WHAT IS ASKED:
Select lines where the word "that" appears.

┌────────

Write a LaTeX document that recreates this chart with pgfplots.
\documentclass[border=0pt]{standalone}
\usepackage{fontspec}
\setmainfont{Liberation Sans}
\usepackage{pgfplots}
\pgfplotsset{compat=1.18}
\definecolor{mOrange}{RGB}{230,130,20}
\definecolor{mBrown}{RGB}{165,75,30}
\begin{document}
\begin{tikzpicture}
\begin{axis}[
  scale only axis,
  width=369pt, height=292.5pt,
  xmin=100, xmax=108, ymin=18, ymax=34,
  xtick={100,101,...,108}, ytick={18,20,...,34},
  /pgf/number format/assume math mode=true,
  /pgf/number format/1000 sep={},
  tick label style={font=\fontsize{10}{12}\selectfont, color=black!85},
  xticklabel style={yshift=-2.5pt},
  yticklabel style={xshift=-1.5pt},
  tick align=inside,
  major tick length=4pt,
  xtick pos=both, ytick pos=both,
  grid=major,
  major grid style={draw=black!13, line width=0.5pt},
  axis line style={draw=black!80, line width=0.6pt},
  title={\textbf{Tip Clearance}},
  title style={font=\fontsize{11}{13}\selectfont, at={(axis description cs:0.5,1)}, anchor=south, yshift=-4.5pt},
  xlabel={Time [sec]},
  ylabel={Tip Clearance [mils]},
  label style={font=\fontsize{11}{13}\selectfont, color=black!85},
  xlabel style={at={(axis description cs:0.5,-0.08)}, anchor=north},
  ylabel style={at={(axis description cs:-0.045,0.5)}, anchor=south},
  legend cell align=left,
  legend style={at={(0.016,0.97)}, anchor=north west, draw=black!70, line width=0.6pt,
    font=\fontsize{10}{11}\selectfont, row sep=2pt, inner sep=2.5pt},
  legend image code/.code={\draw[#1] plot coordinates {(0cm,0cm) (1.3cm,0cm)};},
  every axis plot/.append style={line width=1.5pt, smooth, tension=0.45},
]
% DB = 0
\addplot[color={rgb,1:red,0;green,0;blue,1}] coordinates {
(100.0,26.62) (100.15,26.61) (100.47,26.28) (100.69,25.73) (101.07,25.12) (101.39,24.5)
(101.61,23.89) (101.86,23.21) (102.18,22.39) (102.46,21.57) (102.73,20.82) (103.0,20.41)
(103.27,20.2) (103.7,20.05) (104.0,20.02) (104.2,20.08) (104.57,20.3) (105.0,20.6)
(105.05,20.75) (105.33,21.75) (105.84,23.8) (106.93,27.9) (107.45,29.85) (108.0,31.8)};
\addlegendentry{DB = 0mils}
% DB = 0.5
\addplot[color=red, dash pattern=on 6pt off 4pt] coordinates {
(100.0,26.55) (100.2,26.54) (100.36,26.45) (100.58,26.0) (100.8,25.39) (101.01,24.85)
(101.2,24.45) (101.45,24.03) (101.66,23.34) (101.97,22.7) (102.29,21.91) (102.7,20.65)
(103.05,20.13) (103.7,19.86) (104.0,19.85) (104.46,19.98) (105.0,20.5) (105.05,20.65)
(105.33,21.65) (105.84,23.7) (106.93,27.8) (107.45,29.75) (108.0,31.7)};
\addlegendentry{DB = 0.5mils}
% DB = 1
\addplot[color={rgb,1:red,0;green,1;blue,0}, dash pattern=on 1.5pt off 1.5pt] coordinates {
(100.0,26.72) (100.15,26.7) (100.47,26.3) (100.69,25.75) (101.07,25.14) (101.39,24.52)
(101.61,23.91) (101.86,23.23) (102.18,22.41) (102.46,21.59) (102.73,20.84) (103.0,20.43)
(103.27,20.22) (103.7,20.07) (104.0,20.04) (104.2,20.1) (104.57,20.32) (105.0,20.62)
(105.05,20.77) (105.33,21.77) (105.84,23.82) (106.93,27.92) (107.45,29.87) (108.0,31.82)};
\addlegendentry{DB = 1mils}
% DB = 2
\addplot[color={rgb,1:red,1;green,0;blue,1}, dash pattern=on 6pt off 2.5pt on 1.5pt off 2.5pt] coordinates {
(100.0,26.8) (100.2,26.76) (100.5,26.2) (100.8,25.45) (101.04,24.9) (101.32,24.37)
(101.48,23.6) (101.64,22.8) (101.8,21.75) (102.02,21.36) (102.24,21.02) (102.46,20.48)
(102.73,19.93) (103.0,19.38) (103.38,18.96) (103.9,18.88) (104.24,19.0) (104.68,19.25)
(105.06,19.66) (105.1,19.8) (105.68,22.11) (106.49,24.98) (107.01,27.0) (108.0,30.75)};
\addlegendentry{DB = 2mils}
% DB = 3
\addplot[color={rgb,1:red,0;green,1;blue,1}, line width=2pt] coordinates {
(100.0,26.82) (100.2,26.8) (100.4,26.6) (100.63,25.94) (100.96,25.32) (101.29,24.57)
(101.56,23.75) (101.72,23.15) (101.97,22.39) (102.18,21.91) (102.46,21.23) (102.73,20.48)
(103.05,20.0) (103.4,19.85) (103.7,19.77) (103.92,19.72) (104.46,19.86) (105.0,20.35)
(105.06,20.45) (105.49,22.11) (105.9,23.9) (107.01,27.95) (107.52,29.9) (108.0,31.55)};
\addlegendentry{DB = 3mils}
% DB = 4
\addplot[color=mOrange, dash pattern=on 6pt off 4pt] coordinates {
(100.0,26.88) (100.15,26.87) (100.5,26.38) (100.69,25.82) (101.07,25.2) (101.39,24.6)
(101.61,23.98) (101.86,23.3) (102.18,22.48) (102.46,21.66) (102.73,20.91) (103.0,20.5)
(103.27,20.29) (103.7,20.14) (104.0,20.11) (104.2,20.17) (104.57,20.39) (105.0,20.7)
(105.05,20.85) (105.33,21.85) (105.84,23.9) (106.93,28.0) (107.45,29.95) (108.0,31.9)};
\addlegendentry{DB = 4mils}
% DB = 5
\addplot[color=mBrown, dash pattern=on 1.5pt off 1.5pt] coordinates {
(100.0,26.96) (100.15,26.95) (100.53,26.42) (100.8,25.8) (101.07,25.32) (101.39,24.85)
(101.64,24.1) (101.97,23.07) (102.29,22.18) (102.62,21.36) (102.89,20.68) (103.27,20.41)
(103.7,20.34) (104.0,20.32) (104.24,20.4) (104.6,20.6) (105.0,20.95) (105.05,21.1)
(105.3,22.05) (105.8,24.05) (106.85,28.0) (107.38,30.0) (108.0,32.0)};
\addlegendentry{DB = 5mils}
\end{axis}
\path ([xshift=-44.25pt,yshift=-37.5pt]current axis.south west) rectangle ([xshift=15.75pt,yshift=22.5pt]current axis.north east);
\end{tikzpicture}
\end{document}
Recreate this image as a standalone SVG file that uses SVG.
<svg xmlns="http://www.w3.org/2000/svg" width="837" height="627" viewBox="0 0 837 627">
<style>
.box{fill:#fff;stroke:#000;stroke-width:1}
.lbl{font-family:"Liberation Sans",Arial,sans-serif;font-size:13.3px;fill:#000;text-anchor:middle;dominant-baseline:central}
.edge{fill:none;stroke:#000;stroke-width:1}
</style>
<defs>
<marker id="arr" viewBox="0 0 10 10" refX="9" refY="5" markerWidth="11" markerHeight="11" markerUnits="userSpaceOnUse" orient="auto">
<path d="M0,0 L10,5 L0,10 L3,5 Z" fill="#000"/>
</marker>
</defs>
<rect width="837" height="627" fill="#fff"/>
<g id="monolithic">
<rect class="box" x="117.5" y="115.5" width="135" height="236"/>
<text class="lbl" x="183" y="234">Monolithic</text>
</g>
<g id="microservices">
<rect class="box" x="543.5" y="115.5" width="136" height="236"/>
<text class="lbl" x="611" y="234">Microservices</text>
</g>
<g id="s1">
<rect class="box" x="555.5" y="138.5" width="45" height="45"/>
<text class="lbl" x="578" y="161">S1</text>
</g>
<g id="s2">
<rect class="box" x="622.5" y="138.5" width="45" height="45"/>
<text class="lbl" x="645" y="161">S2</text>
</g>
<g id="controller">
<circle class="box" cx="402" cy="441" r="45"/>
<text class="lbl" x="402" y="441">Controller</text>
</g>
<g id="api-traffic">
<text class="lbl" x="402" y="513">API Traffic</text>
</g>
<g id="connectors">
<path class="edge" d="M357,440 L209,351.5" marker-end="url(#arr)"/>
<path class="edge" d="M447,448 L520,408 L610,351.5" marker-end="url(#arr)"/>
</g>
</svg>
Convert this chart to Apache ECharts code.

└────────

COMPLETED TASK:
Write a LaTeX document that recreates this chart with pgfplots.
Recreate this image as a standalone SVG file that uses SVG.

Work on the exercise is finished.